Once again, the Knicks dug themselves a hole early, losing 29-15 after the first 11 minutes of action. The Knicks fought hard, eventually tying the game at 61, with 7:40 left in the 3rd Quarter. Brooklyn responded with a 21-11 run to end the 3rd, taking a 10 point advantage into the final frame. The Knicks mounted one final comeback, cutting the Nets lead to just 1, with 1:21 remaining in the game. Down by 3 with 44.6 seconds left, Frank Ntilikina had a wide open look from three, alone in the corner. He missed the potential game-tying shot. Joe Harris iced the game for the Nets, sinking both free throws to put Brooklyn up by 4, with just 6.8 seconds left. Brooklyn who was without Kyrie Irving and Caris LeVert, leaned heavily on Spencer Dinwiddie. Dinwiddie poured in a game high 30 points, 19 of which came in the 1st Half. Jarrett Allen (18 points and 10 rebounds), Taurean Prince (14 points, 11 rebounds, and 5 assists), and Garrett Temple (12 points, 4-8 from three), all played significant roles for the Nets as well. As for the New York Knicks, Marcus Morris Sr. inspired his team with 26 points, shooting an electric 7-8 from downtown. Morris Sr. nailed several contested jumpers, shooting 5-5 from three in the 2nd Half. Julius Randle (15 points and 8 rebounds), Taj Gibson (8 points and 8 rebounds), and Wayne Ellington (12 points, 4-7 from three) all had good, efficient, games for the Knicks, shooting a combined 14-23 (61%) from the field. Frank Ntilikina and Kevin Knox both had very disappointing nights. Frank shot a poor 3-11 (27%) from the floor and missed the game tying shot, with less than a minute remaining. Knox drew his first start of the season and made very little of an impact (5 points, 4 fouls, and a team worst defensive rating of 125 in 18 minutes), seemingly wasting his opportunity. The Knicks leader in defensive rating was Dennis Smith Jr. (88.1), who also added 10 points and 5 assists. Mitchell Robinson posted their 2nd best defensive rating (92.3) and had 3 blocked shots. However, Robinson’s fouling woes continued, fouling out in just 19 minutes. Bobby Portis Jr. continued his erratic shooting, scoring just 3 points in 17 minutes of action, a game after he posted 16 points in 20 minutes off the bench.
Why The Knicks Lost
The two statistics that stand out in this game are the Knicks shooting 18 less free throws than the Nets and the Knicks commiting 7 more turnovers than Brooklyn. The Knicks also didn’t record a secondary assists in this game, continuing their trend of being dead last in the NBA, averaging 1.9 secondary assists per game. Also, New York is last in assist to pass percentage, 7%. This is due to the motion offense the Knicks run, involving lots of meaningless passes on the perimeter and it mainly involving only 2 players at a time, while the others space the floor. Another statistic to back this up, is the fact that the Knicks are 12th in the NBA is passes per game (296.5), yet are 28th in the league in assists per game (20.6).

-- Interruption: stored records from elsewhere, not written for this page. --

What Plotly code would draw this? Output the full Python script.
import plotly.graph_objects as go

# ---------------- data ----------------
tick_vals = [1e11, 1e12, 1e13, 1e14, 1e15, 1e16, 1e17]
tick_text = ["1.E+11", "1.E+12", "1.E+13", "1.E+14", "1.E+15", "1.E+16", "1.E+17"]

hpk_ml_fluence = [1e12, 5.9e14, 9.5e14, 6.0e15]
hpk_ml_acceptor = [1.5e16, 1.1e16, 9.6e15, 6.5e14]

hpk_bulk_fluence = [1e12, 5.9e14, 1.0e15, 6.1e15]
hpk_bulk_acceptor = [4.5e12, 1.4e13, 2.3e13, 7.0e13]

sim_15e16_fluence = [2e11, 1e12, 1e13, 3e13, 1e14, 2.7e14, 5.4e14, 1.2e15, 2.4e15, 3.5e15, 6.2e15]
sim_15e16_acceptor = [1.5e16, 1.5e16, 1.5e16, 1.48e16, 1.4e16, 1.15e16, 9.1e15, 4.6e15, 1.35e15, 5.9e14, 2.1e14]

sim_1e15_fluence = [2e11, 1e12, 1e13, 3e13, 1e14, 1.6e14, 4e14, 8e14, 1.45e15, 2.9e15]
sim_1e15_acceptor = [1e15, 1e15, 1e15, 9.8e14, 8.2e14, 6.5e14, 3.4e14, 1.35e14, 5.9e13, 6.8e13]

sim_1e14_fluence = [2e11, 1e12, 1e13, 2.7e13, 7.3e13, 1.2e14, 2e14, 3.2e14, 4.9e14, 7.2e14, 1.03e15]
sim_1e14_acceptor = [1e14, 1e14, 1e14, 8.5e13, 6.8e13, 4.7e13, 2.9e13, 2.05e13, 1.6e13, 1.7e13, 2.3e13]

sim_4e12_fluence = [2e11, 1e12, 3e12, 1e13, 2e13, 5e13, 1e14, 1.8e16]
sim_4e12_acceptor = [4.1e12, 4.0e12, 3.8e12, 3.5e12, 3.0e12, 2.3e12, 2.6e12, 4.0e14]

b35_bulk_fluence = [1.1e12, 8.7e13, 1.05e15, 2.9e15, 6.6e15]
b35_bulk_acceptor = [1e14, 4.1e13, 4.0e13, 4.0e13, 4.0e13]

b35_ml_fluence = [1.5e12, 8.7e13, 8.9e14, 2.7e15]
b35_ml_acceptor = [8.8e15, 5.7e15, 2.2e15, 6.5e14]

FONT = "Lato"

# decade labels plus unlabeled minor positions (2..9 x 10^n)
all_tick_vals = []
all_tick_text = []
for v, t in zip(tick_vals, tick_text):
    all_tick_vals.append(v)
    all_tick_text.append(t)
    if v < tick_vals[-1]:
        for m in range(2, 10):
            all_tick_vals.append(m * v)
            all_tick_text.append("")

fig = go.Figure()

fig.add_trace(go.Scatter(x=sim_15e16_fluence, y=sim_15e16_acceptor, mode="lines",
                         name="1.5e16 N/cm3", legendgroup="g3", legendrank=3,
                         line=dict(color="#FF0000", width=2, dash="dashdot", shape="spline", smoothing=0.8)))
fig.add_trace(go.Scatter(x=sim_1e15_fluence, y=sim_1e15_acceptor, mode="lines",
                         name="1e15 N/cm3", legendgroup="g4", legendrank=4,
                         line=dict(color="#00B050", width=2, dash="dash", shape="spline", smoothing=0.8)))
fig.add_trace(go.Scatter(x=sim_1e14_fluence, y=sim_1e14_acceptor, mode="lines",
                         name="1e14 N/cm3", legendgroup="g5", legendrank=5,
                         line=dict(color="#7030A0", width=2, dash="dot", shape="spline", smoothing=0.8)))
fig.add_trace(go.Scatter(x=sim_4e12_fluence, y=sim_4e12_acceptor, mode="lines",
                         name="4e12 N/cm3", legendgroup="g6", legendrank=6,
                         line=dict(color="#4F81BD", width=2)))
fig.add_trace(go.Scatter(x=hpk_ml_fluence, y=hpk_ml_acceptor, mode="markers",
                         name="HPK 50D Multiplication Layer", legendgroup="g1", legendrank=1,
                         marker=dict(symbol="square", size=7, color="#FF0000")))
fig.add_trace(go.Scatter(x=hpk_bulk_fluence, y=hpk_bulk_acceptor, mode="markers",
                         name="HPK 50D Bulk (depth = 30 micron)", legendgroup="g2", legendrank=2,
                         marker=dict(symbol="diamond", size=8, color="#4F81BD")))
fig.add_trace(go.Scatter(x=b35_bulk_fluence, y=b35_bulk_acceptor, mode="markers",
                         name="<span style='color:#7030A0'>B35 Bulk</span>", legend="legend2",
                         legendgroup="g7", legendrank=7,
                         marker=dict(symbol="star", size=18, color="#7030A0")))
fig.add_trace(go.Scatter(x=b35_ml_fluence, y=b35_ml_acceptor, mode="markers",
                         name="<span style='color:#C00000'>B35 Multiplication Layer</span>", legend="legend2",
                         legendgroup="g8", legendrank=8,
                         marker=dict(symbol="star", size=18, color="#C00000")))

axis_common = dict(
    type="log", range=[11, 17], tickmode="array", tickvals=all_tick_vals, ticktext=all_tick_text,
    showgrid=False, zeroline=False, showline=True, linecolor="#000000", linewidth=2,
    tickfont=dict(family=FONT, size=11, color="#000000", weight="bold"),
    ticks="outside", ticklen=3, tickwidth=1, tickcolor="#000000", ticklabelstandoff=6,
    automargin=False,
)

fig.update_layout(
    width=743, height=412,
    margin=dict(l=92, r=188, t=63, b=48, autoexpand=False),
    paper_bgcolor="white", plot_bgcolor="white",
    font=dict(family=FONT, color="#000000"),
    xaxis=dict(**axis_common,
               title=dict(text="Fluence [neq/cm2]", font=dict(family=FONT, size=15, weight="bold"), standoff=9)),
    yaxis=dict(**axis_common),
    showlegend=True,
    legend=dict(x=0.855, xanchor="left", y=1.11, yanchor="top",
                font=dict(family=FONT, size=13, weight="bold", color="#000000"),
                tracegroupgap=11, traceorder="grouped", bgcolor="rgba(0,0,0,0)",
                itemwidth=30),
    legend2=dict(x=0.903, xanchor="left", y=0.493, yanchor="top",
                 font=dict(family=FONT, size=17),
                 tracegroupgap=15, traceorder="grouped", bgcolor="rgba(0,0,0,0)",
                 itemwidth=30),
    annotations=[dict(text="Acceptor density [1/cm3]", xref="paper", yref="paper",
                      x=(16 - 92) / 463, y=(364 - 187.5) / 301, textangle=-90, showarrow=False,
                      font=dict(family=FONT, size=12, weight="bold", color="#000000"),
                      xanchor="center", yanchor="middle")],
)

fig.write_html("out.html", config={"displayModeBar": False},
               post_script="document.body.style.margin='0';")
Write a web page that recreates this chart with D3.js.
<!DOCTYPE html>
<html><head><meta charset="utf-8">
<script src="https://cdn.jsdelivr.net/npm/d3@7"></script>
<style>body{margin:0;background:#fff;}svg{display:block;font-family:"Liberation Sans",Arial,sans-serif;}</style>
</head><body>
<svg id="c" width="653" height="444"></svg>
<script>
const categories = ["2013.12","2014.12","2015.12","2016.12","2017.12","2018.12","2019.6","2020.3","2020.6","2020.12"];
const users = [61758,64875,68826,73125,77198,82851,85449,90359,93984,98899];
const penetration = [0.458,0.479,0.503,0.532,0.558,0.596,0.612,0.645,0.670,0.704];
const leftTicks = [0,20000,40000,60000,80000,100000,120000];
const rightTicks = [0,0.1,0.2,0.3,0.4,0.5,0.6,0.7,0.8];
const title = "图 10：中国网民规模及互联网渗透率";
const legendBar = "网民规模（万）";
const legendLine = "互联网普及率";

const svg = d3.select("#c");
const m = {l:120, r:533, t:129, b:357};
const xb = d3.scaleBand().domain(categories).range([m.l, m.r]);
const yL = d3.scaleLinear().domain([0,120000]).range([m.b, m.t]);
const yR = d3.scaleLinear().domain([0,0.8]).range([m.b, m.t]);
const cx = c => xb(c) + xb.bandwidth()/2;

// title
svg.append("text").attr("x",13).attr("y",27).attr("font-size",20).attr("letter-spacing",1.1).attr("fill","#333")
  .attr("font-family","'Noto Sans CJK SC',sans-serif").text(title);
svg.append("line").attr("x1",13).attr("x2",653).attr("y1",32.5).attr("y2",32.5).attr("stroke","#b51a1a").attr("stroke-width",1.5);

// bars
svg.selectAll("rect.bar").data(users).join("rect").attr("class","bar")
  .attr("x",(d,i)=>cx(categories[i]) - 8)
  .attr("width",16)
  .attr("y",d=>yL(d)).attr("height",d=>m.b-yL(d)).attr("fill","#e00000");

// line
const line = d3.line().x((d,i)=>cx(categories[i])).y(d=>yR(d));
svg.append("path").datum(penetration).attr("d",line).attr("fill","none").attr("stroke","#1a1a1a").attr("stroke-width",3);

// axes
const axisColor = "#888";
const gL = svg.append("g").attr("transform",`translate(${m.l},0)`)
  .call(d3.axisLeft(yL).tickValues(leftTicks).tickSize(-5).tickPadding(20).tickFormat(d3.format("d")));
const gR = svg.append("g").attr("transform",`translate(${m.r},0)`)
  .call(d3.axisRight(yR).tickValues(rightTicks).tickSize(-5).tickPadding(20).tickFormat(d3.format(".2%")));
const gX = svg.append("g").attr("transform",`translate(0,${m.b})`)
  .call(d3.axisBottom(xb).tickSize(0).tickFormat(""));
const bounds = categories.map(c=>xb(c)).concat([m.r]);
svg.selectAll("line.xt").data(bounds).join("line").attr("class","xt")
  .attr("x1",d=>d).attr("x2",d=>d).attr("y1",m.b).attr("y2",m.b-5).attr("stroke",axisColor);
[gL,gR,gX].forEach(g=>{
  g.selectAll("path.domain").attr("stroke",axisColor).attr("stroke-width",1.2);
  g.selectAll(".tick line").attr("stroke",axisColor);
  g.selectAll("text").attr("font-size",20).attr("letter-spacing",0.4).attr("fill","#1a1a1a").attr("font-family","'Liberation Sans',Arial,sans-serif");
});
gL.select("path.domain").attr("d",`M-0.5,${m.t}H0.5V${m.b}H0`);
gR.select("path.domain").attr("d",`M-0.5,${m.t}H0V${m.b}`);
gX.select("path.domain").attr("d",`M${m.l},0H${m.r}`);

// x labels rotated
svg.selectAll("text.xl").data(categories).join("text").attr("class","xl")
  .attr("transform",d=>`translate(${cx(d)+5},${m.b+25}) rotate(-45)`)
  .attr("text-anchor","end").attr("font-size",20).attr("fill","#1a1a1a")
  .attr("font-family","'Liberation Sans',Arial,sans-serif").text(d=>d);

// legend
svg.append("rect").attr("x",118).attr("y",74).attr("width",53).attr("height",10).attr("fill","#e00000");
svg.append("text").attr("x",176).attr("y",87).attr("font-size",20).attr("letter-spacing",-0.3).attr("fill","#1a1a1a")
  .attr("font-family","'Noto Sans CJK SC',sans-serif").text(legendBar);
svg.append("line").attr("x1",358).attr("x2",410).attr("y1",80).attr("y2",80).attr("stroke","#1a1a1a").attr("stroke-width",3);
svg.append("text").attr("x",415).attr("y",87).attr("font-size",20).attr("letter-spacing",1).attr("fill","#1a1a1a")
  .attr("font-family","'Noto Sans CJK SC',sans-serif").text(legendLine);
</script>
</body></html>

The Knicks last 4 losses have all been for less than 10 points. This team is clearly capable of winning more games than they’ve shown. This can be attributed to their troubles with fouling, not making their free throws, and contesting the three-point line. The Knicks are in the top half of the NBA in turnovers per game (15.3) and free throw attempts per game (23.9), thus not being issues for this team. New York is last in the NBA in personal fouls per game (24.2) and free throw shooting (67.1%). The Knicks are also allowing teams to make 12.8 threes per game (8th most in the NBA). They will be facing the reigning champion, Toronto Raptors, on the road Wednesday night. The Raptors are 12-4 and 7-0 at home, led by rising superstar, Pascal Siakam.